The meeting came a day after an Islamic Jihad suicide bomber blew himself up in a Tel Aviv restaurant, wounding 20 people. Israel accused Iran and Syria of being behind the attack, a charge both countries denied.
The currency withdrawal signaled that Iran was willing to weather U.N. punishment rather than abandon its nuclear ambitions, which the United States and some in Europe say are to develop atomic weapons. Tehran insists its program is for peaceful purposes only.
Friday’s move also deprives Europe of an important lever to influence Iran and could weaken its resolve to push Iran to give up key parts of its nuclear program, analysts said.
Crude oil prices rose above $67 Friday amid concern over the Iranian nuclear dispute, unrest in Nigeria and al-Qaida’s threat of terrorist attacks in the United States.
Analysts fear oil prices could surge much higher – even beyond $100 a barrel – if the U.N. Security Council imposes trade sanctions on Iran over its nuclear activities.
Iran’s Oil Ministry confirmed on Friday that the country is pushing for OPEC to cut its overall production.
The announcement of the withdrawal of Iran’s foreign currency accounts from Europe came from the country’s Central Bank governor, Ebrahim Sheibani.
“We transfer the foreign exchange reserves to wherever we deem fit,” Sheibani was quoted as saying by the semiofficial Iranian Students News Agency. He would not say how much money was involved or where Iran would move it.

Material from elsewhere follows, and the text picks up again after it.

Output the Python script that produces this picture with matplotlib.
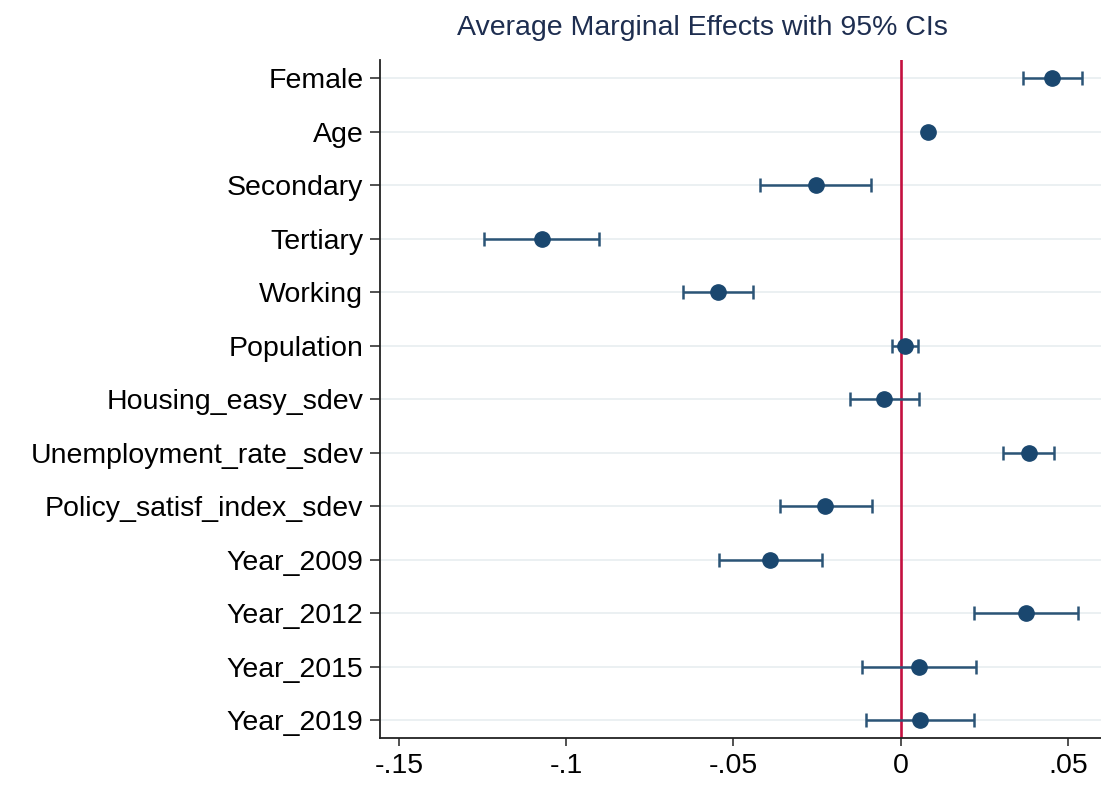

It was not immediately clear whether Iran’s investments and property in Europe would also be affected.
Iran’s assets in the United States were frozen shortly after the 1979 revolution that toppled the pro-Western Shah Mohammad Reza Pahlavi and installed a clerical regime.
Swiss officials were tight-lipped over whether Iran’s move might include Switzerland, which is not part of the European Union, or if it meant more Iranian money might be on the way.